For the FRC, the story was an unwelcome distraction from its campaigns against same-sex marriage in DC and gays in the military. FRC president Tony Perkins said that he had never heard of Rekers until the story broke. He has since confirmed that Rekers was a founding member of the FRC board. Perkins released the following statement:
FRC has had no contact with Dr. Rekers or knowledge of his activities in over a decade, so I can't speak to what he may or may not have done. However, I can say that while it's extremely disappointing when any Christian leader engages in the very activities that they "preach" against, it's not surprising. The Scriptures clearly teach the fallen nature of all people. We each have a choice to act upon that nature or accept the forgiveness offered by grace through faith in Jesus Christ. As leaders, we should do our best to ensure our actions—both public and private—match our professed positions.
Odds and Ends
• Elizabeth Denlinger Reaves, deputy director of policy and organizing for Sojourners, lamented the oil spill in the Gulf of Mexico. Reaves said that while we may focus attention on oil companies and policy questions, our dependence on oil requires us to acknowledge our own responsibility for the ecological damage. "May we … begin now to create a new energy future together: one that consumes less, cares more, and expects the same from our industries and government," said Reaves.

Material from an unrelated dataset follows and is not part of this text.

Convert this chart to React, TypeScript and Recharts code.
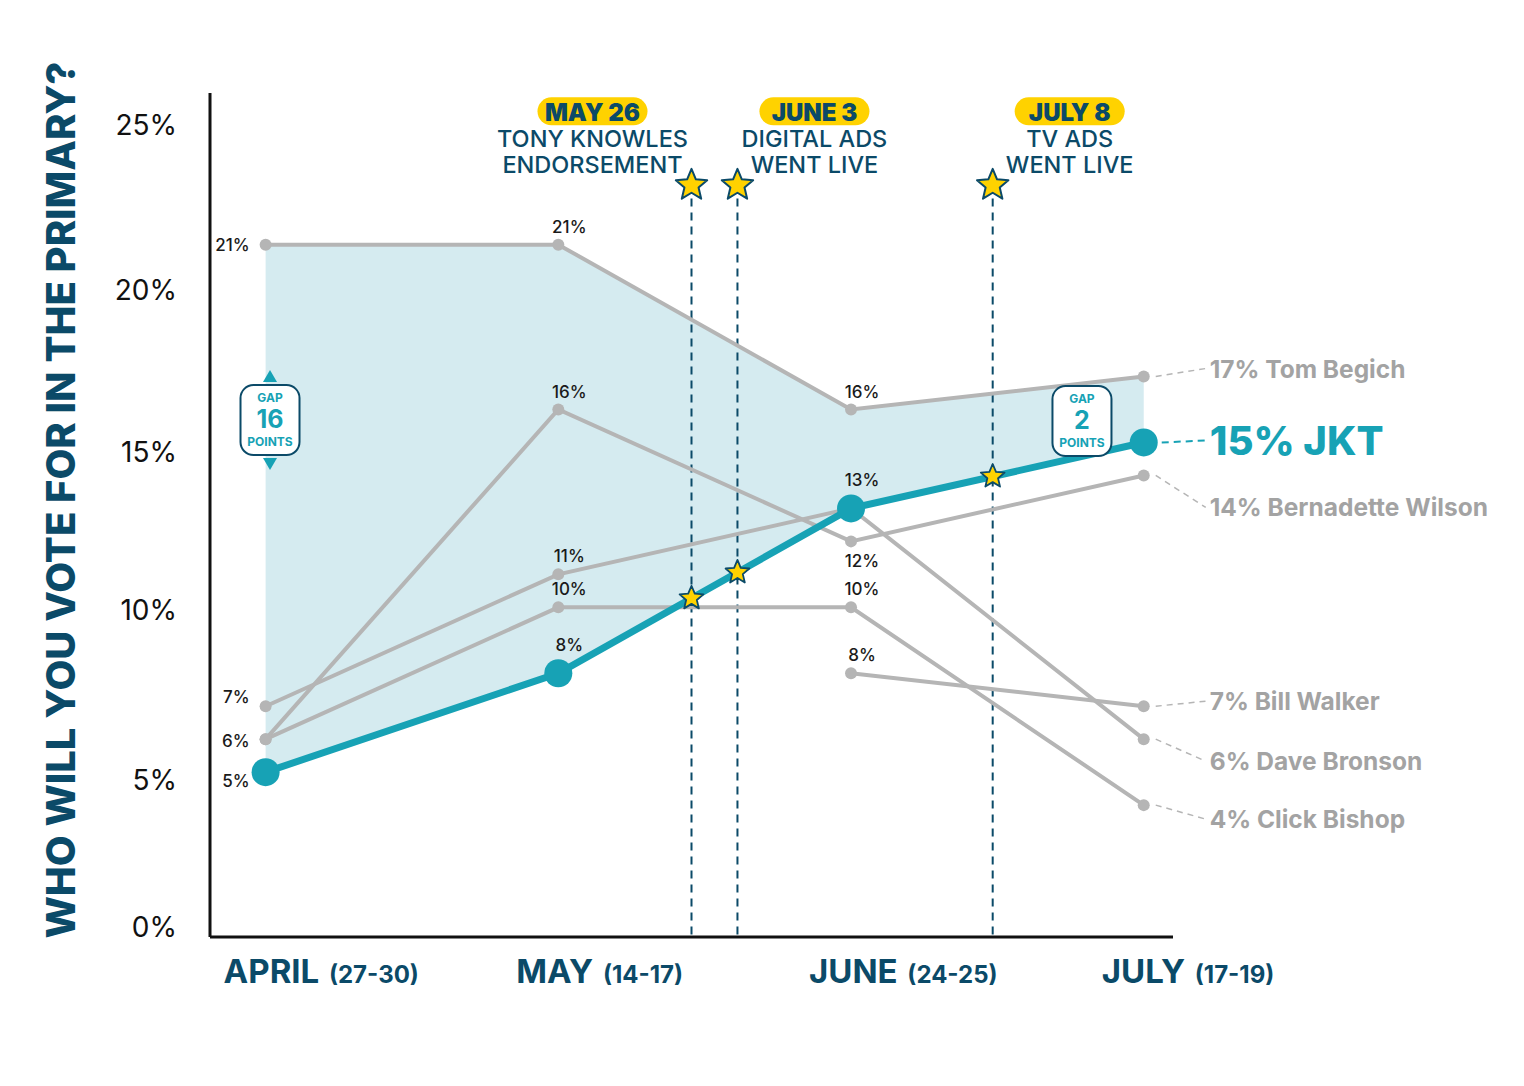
import React from 'react';
import {
  ComposedChart,
  Line,
  Area,
  XAxis,
  YAxis,
  ReferenceLine,
  ReferenceDot,
  Customized,
} from 'recharts';

// ---------- data ----------
const periods = ['APRIL', 'MAY', 'JUNE', 'JULY'];
const periodDates = ['(27-30)', '(14-17)', '(24-25)', '(17-19)'];
const periodX = [0, 1, 2, 3];

const jkt = [5, 8, 13, 15];
const begich = [21, 21, 16, 17];
const wilson = [6, 16, 12, 14];
const bronson = [7, 11, 13, 6];
const bishop = [6, 10, 10, 4];
const walker: (number | null)[] = [null, null, 8, 7];

const yTicks = [0, 5, 10, 15, 20, 25];

const eventX = [1.455, 1.612, 2.484];
const eventDates = ['MAY 26', 'JUNE 3', 'JULY 8'];
const eventLines = [
  ['TONY KNOWLES', 'ENDORSEMENT'],
  ['DIGITAL ADS', 'WENT LIVE'],
  ['TV ADS', 'WENT LIVE'],
];

const gapValues = [16, 2];

// ---------- styling / layout ----------
const FONT = 'Inter, "Noto Sans", sans-serif';
const NAVY = '#0b4a68';
const TEAL = '#17a2b5';
const GRAY = '#b5b5b5';
const GRAY_TEXT = '#a3a3a3';
const BAND = '#d5ebf0';
const YELLOW = '#ffd200';

const eventTextDx = [-99, 77, 77];
const eventTopY = 22.8;
const gapPos = [
  { x: 0.015, y: 15.68, arrows: true },
  { x: 2.789, y: 15.65, arrows: false },
];
const yTickShift: Record<number, number> = { 25: 12, 20: 12, 15: 10, 10: 3, 5: 8, 0: -10 };

type SeriesCfg = {
  key: string;
  name: string;
  firstDy: number;
  skip?: number[];
  below?: number[];
  rightDy: number;
};

const graySeries: SeriesCfg[] = [
  { key: 'begich', name: 'Tom Begich', firstDy: 0, rightDy: -8 },
  { key: 'wilson', name: 'Bernadette Wilson', firstDy: 2, below: [2], rightDy: 32 },
  { key: 'bronson', name: 'Dave Bronson', firstDy: -9, skip: [2], rightDy: 22 },
  { key: 'bishop', name: 'Click Bishop', firstDy: 2, skip: [0], rightDy: 14 },
  { key: 'walker', name: 'Bill Walker', firstDy: 0, rightDy: -5 },
];
const jktCfg: SeriesCfg = { key: 'jkt', name: 'JKT', firstDy: 9, rightDy: -2 };

const data = periodX.map((x, i) => ({
  x,
  jkt: jkt[i],
  begich: begich[i],
  wilson: wilson[i],
  bronson: bronson[i],
  bishop: bishop[i],
  walker: walker[i],
  band: [jkt[i], begich[i]],
}));

const interpJkt = (x: number) => {
  const i = Math.min(Math.floor(x), jkt.length - 2);
  const t = x - i;
  return jkt[i] + (jkt[i + 1] - jkt[i]) * t;
};

const starPoints = (cx: number, cy: number, R: number) => {
  const r = R * 0.45;
  const pts: string[] = [];
  for (let k = 0; k < 10; k++) {
    const rad = k % 2 === 0 ? R : r;
    const a = -Math.PI / 2 + (k * Math.PI) / 5;
    pts.push(`${cx + rad * Math.cos(a)},${cy + rad * Math.sin(a)}`);
  }
  return pts.join(' ');
};

const makeLabel = (s: SeriesCfg) => (props: any) => {
  const { x, y, value, index } = props;
  if (value == null || x == null || y == null) return null;
  if (s.skip && s.skip.includes(index)) return null;
  const isJkt = s.key === 'jkt';
  if (index === 3) {
    const ty = y + s.rightDy;
    return (
      <g>
        <line
          x1={x + (isJkt ? 18 : 12)}
          y1={y}
          x2={x + 62}
          y2={ty}
          stroke={isJkt ? TEAL : GRAY}
          strokeWidth={isJkt ? 2 : 1.5}
          strokeDasharray={isJkt ? '7 5' : '6 5'}
        />
        <text
          x={x + 66}
          y={ty}
          dominantBaseline="central"
          fontFamily={FONT}
          fontSize={isJkt ? 40 : 24.5}
          fontWeight={isJkt ? 800 : 700}
          fill={isJkt ? TEAL : GRAY_TEXT}
        >
          {`${value}% ${s.name}`}
        </text>
      </g>
    );
  }
  if (index === 0) {
    return (
      <text
        x={x - 16}
        y={y + s.firstDy}
        textAnchor="end"
        dominantBaseline="central"
        fontFamily={FONT}
        fontSize={17}
        fontWeight={500}
        fill="#1a1a1a"
      >
        {`${value}%`}
      </text>
    );
  }
  const below = s.below && s.below.includes(index);
  const dy = below ? 20 : isJkt ? -28 : -18;
  return (
    <text
      x={x + 11}
      y={y + dy}
      textAnchor="middle"
      dominantBaseline="central"
      fontFamily={FONT}
      fontSize={17}
      fontWeight={500}
      fill="#1a1a1a"
    >
      {`${value}%`}
    </text>
  );
};

const YTick = (props: any) => {
  const { y, payload } = props;
  return (
    <text
      x={169}
      y={y + (yTickShift[payload.value] ?? 0)}
      textAnchor="end"
      dominantBaseline="central"
      fontFamily={FONT}
      fontSize={28}
      fill="#111"
    >
      {`${payload.value}%`}
    </text>
  );
};

const XTick = (props: any) => {
  const { x, payload } = props;
  const i = periodX.indexOf(payload.value);
  if (i < 0) return null;
  return (
    <text x={x - 42} y={975} fontFamily={FONT} fontWeight={700} fill={NAVY}>
      <tspan fontSize={33}>{periods[i]}</tspan>
      <tspan fontSize={24} dx={4}>{` ${periodDates[i]}`}</tspan>
    </text>
  );
};

const YTitle = () => (
  <text
    x={52}
    y={492}
    transform="rotate(-90 52 492)"
    textAnchor="middle"
    dominantBaseline="central"
    fontFamily={FONT}
    fontSize={40}
    fontWeight={800}
    fill={NAVY}
  >
    WHO WILL YOU VOTE FOR IN THE PRIMARY?
  </text>
);

const TopStar = (i: number) => (props: any) => {
  const { cx, cy } = props;
  const tx = cx + eventTextDx[i];
  return (
    <g>
      <rect x={tx - 55} y={cy - 88} width={110} height={28} rx={14} fill={YELLOW} />
      <text
        x={tx}
        y={cy - 73}
        textAnchor="middle"
        dominantBaseline="central"
        fontFamily={FONT}
        fontSize={24}
        fontWeight={900}
        fill={NAVY}
      >
        {eventDates[i]}
      </text>
      {eventLines[i].map((ln, k) => (
        <text
          key={k}
          x={tx}
          y={cy - 47 + k * 26}
          textAnchor="middle"
          dominantBaseline="central"
          fontFamily={FONT}
          fontSize={23.5}
          fontWeight={500}
          fill={NAVY}
        >
          {ln}
        </text>
      ))}
      <polygon points={starPoints(cx, cy, 16.5)} fill={YELLOW} stroke={NAVY} strokeWidth={2} strokeLinejoin="round" />
    </g>
  );
};

const LineStar = (props: any) => {
  const { cx, cy } = props;
  return <polygon points={starPoints(cx, cy, 12.5)} fill={YELLOW} stroke={NAVY} strokeWidth={1.8} strokeLinejoin="round" />;
};

const GapBox = (i: number) => (props: any) => {
  const { cx, cy } = props;
  const w = 59;
  const h = 70;
  return (
    <g>
      {gapPos[i].arrows && (
        <>
          <polygon points={`${cx - 7},${cy - 38} ${cx + 7},${cy - 38} ${cx},${cy - 50}`} fill={TEAL} />
          <polygon points={`${cx - 7},${cy + 38} ${cx + 7},${cy + 38} ${cx},${cy + 50}`} fill={TEAL} />
        </>
      )}
      <rect x={cx - w / 2} y={cy - h / 2} width={w} height={h} rx={13} fill="#fff" stroke={NAVY} strokeWidth={2} />
      <text x={cx} y={cy - 23} textAnchor="middle" dominantBaseline="central" fontFamily={FONT} fontSize={12} fontWeight={700} fill={TEAL}>
        GAP
      </text>
      <text x={cx} y={cy - 1} textAnchor="middle" dominantBaseline="central" fontFamily={FONT} fontSize={25} fontWeight={700} fill={TEAL}>
        {gapValues[i]}
      </text>
      <text x={cx} y={cy + 21} textAnchor="middle" dominantBaseline="central" fontFamily={FONT} fontSize={12} fontWeight={700} fill={TEAL}>
        POINTS
      </text>
    </g>
  );
};

export default function App() {
  return (
    <div style={{ width: 1508, height: 1070, background: '#fff' }}>
      <ComposedChart
        width={1508}
        height={1070}
        data={data}
        margin={{ top: 85, right: 343, bottom: 61, left: 102 }}
      >
        <XAxis
          dataKey="x"
          type="number"
          domain={[-0.19, 3.1]}
          ticks={periodX}
          axisLine={{ stroke: '#111', strokeWidth: 3 }}
          tickLine={false}
          tick={<XTick />}
          height={80}
          interval={0}
        />
        <YAxis
          type="number"
          domain={[0, 25.6]}
          ticks={yTicks}
          axisLine={{ stroke: '#111', strokeWidth: 3 }}
          tickLine={false}
          tick={<YTick />}
          width={100}
          interval={0}
        />
        <Area
          dataKey="band"
          type="linear"
          fill={BAND}
          fillOpacity={1}
          stroke="none"
          dot={false}
          activeDot={false}
          isAnimationActive={false}
        />
        {eventX.map((ex, i) => (
          <ReferenceLine
            key={`rl${i}`}
            segment={[
              { x: ex, y: eventTopY - 0.4 },
              { x: ex, y: 0 },
            ]}
            stroke={NAVY}
            strokeWidth={2}
            strokeDasharray="8 6"
          />
        ))}
        {graySeries.map((s) => (
          <Line
            key={s.key}
            dataKey={s.key}
            type="linear"
            stroke={GRAY}
            strokeWidth={4}
            dot={{ r: 6, fill: GRAY, stroke: 'none' }}
            activeDot={false}
            label={makeLabel(s)}
            isAnimationActive={false}
          />
        ))}
        <Line
          dataKey="jkt"
          type="linear"
          stroke={TEAL}
          strokeWidth={7}
          dot={{ r: 14, fill: TEAL, stroke: 'none' }}
          activeDot={false}
          label={makeLabel(jktCfg)}
          isAnimationActive={false}
        />
        {eventX.map((ex, i) => (
          <ReferenceDot key={`ts${i}`} x={ex} y={eventTopY} r={16} shape={TopStar(i)} />
        ))}
        {eventX.map((ex, i) => (
          <ReferenceDot key={`ls${i}`} x={ex} y={interpJkt(ex)} r={12} shape={LineStar} />
        ))}
        {gapPos.map((g, i) => (
          <ReferenceDot key={`gap${i}`} x={g.x} y={g.y} r={30} shape={GapBox(i)} />
        ))}
        <Customized component={<YTitle />} />
      </ComposedChart>
    </div>
  );
}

• The AFA is selling "iVote: Remember in November" buttons and stickers that "the liberals in Congress are gonna hate." Previously this year, the AFA sold similar buttons for Christmas and Easter.
• Richard Cizik of the New Evangelical Partnership for the Common Good was a guest on Speaking of Faith, Krista Tippett's public radio show. The show featured a discussion on the topic, "Engaging Religious Communities Abroad."
• Concerned Women for America reviewed possible Supreme Court nominees rumored to be under consideration by the White House. CWA concluded that none of them fit their criteria: "an excellent record of judicial restraint, a commitment to following the Constitution as written, and an awareness of the fact that they are not supposed to substitute their own personal feelings or ideology for the law."
• In response to the attempted car bombing in Times Square, Bryan Fischer repeated his call to stop all immigration of Muslims into the United States. Fischer also accused Sojourners president Jim Wallis of breaking the Ten Commandments, particularly the eighth (by supporting taxation), ninth (by saying Arizona's immigration law will result in racial profiling), and tenth (by promoting socialism).